Los dejamos con este texto de Francisco, nuestro pastor universal, lo que dice ahí fue lo que vivió Bartimeo: “La primera motivación para evangelizar es el amor que de Jesús hemos recibido, esa experiencia de ser salvados por El que nos mueve a amarlo siempre más. Pero, qué amor es ese que no siente la necesidad de hablar del ser amado, de mostrarlo , de hacerlo conocer? Si no sentimos el intenso deseo de comunicarlo, necesitamos detenernos en oración para pedirle a El que vuelva a cautivarnos.
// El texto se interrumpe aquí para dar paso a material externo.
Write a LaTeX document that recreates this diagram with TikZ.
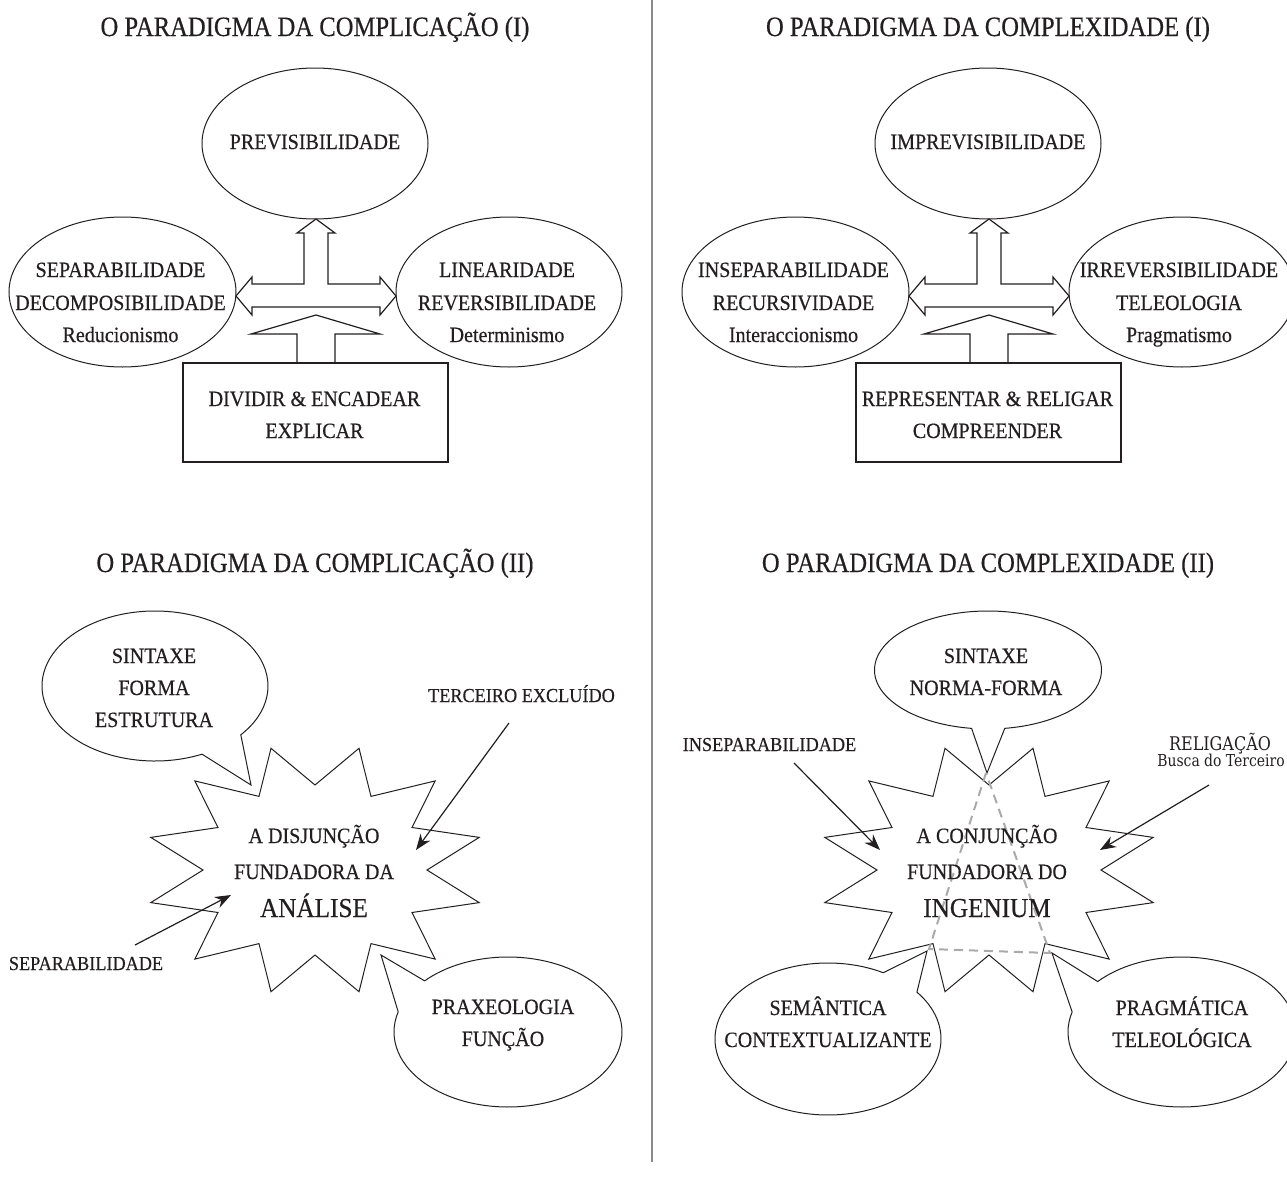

Nos hace falta clamar cada día, pedir su gracia para que nos abra el corazón frío y sacuda nuestra vida tibia y superficial. Puestos ante El con el corazón abierto, dejando que El nos contemple, reconocemos esa mirada de amor que descubrió Natanael el día que Jesús se hizo presente y le dijo: Cuando estabas debajo de la higuera te ví (Juan 1: 48)[10]


[1] Restrepo, Luis Carlos. El derecho a la ternura. Arango  Editores, Bogotá 1999.
[2] Restrepo, Luis Carlos. Actuando desde la fragilidad, página 1. En el envío de hoy les adjuntamos este documento.
[3] Jeremías 31: 8-9
[4] Hebreos 5: 1-2
[5] Marcos 10: 46
[6] Marcos 10: 48
[7] Marcos 10: 51
[8] Marcos 10: 48
[9] Marcos 10: 51-52
[10] Francisco. Exhortación Apostólica  Evangelii Gaudium La Alegría del Evangelio, número 264.